DEC and State Parks are working with local governments, lake associations, the Adirondack Park Invasive Plant Program and Paul Smith’s College Adirondack Watershed Institute to combat invasive species, including Eurasian watermilfoil and spiny water flea, in waterbodies in the Adirondacks.

This effort is funded by the state’s Environmental Protection Fund, including $9 million in funding for a five-year management contract with the Watershed Institute.

In addition, State Parks has entered a partnership with the State University of New York College of Environmental Science and Forestry to place boat stewards at about 30 state parks-owned boat launches.


State regulation requires water recreationists to take reasonable precautions to prevent the spread of invasive species: www.dec.ny.gov/animals/99141.html.

Here are some tips from the state agencies:

• Check boats, trailers and other fishing and boating equipment for any plants or animals that may be clinging to it.

Be sure to check bunks, rollers, trim tabs and other likely attachment points on boats and trailers.
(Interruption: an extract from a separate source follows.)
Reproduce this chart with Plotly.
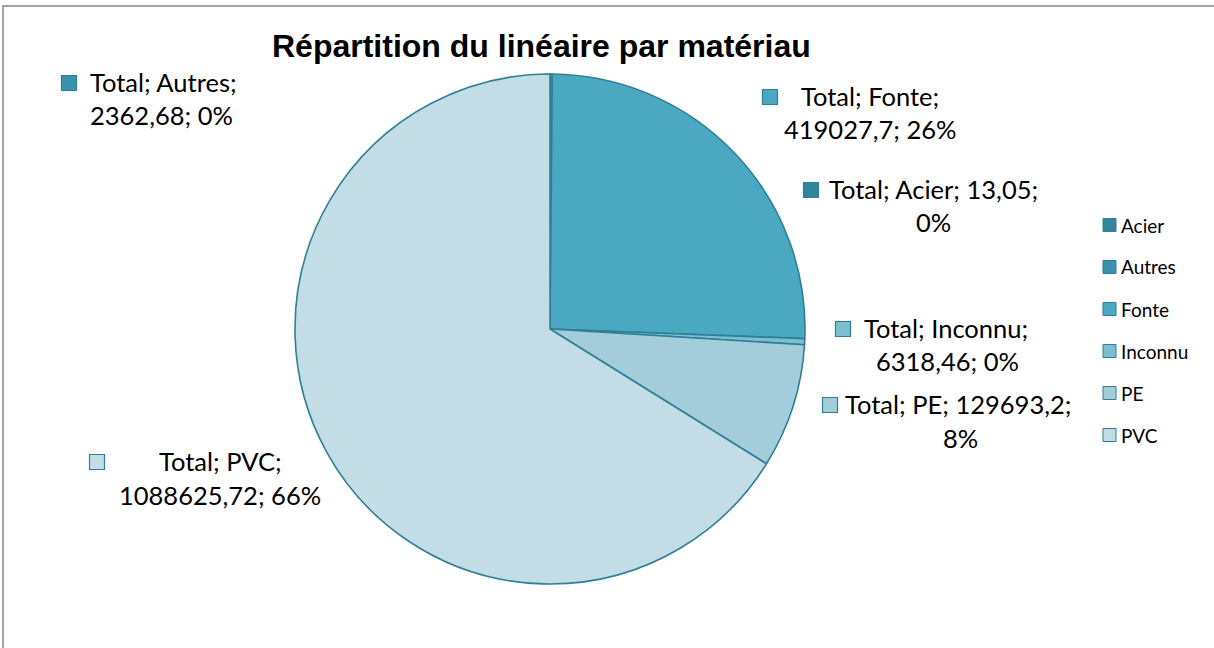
import plotly.graph_objects as go

W, H = 1214, 648

categories = ["Acier", "Autres", "Fonte", "Inconnu", "PE", "PVC"]
values = [13.05, 2362.68, 419027.7, 6318.46, 129693.2, 1088625.72]
value_text = ["13,05", "2362,68", "419027,7", "6318,46", "129693,2", "1088625,72"]
pct_text = ["0%", "0%", "26%", "0%", "8%", "66%"]
colors = ["#31859C", "#3A93AB", "#4AA8C1", "#7BBFD1", "#A3CDDB", "#C3DDE6"]
edge = "#2F8097"

label_lines = {
    "Acier": ["Total; Acier; 13,05;", "0%"],
    "Autres": ["Total; Autres;", "2362,68; 0%"],
    "Fonte": ["Total; Fonte;", "419027,7; 26%"],
    "Inconnu": ["Total; Inconnu;", "6318,46; 0%"],
    "PE": ["Total; PE; 129693,2;", "8%"],
    "PVC": ["Total; PVC;", "1088625,72; 66%"],
}
# pixel positions: marker centre, line1 centre, line2 centre
label_pos = {
    "Acier": ((811, 190), (934, 189), (934, 222)),
    "Autres": ((69, 83), (163, 82), (161, 115)),
    "Fonte": ((770, 97), (870, 96), (870, 129)),
    "Inconnu": ((843, 329), (946, 328), (947, 361)),
    "PE": ((830, 405), (958, 404), (960, 438)),
    "PVC": ((97, 462), (220, 461), (220, 495)),
}

def px(x):
    return x / W

def py(y):
    return 1 - y / H

fig = go.Figure()
fig.add_trace(go.Pie(
    labels=categories,
    values=values,
    sort=False,
    direction="clockwise",
    rotation=0,
    textinfo="none",
    hoverinfo="label+value+percent",
    marker=dict(colors=colors, line=dict(color=edge, width=1.6)),
    domain=dict(x=[px(295), px(805)], y=[py(584), py(74)]),
    showlegend=False,
))

shapes = []
annotations = []

label_font = dict(family="Lato, Open Sans, sans-serif", size=25.5, color="#000000")
for i, cat in enumerate(categories):
    (mx, my), l1, l2 = label_pos[cat]
    shapes.append(dict(type="rect", xref="paper", yref="paper",
                       x0=px(mx - 7.5), x1=px(mx + 7.5), y0=py(my + 7.5), y1=py(my - 7.5),
                       fillcolor=colors[i], line=dict(color=edge, width=1.2)))
    for (cx, cy), txt in zip((l1, l2), label_lines[cat]):
        annotations.append(dict(x=px(cx), y=py(cy), xref="paper", yref="paper",
                                text=txt, showarrow=False, xanchor="center", yanchor="middle",
                                font=label_font))

# legend
legend_y0, legend_step = 225, 42
for i, cat in enumerate(categories):
    cy = legend_y0 + i * legend_step
    shapes.append(dict(type="rect", xref="paper", yref="paper",
                       x0=px(1103), x1=px(1116), y0=py(cy + 6.5), y1=py(cy - 6.5),
                       fillcolor=colors[i], line=dict(color=edge, width=1)))
    annotations.append(dict(x=px(1119), y=py(cy), xref="paper", yref="paper",
                            text=cat, showarrow=False, xanchor="left", yanchor="middle",
                            font=dict(family="Lato, Open Sans, sans-serif", size=19, color="#000000")))

# chart area border (extends beyond the visible window)
shapes.append(dict(type="rect", xref="paper", yref="paper",
                   x0=px(3), x1=px(W + 20), y0=py(H + 20), y1=py(6),
                   fillcolor="rgba(0,0,0,0)", line=dict(color="#868686", width=1.5)))

annotations.append(dict(x=px(541), y=py(46), xref="paper", yref="paper",
                        text="<b>Répartition du linéaire par matériau</b>", showarrow=False,
                        xanchor="center", yanchor="middle",
                        font=dict(family="Liberation Sans, Arial, sans-serif", size=32, color="#000000")))

fig.update_layout(
    width=W, height=H, autosize=False,
    margin=dict(l=0, r=0, t=0, b=0),
    paper_bgcolor="white", plot_bgcolor="white",
    shapes=shapes, annotations=annotations,
    showlegend=False,
)

fig.write_html("out.html", config={"displayModeBar": False},
               post_script="document.body.style.margin='0';document.body.style.overflow='hidden';")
• Clean boats, trailers and equipment of any debris and dispose of it in an upland area or receptacle provided for this purpose.

• Drain the boat completely, including bilge areas, live wells and bait wells.

Water ski and wake board boat operators should be sure to drain all ballast tanks.

Many aquatic invasive species can survive in as little as a drop of water.

• Dry all equipment for at least five days before using it in another water body.

Longer drying times may be required for difficult to dry equipment or during damp or cool periods.

If boating equipment can’t be completely and thoroughly dried, it must be decontaminated before use in another water body. Information on how to do that is available on the DEC website.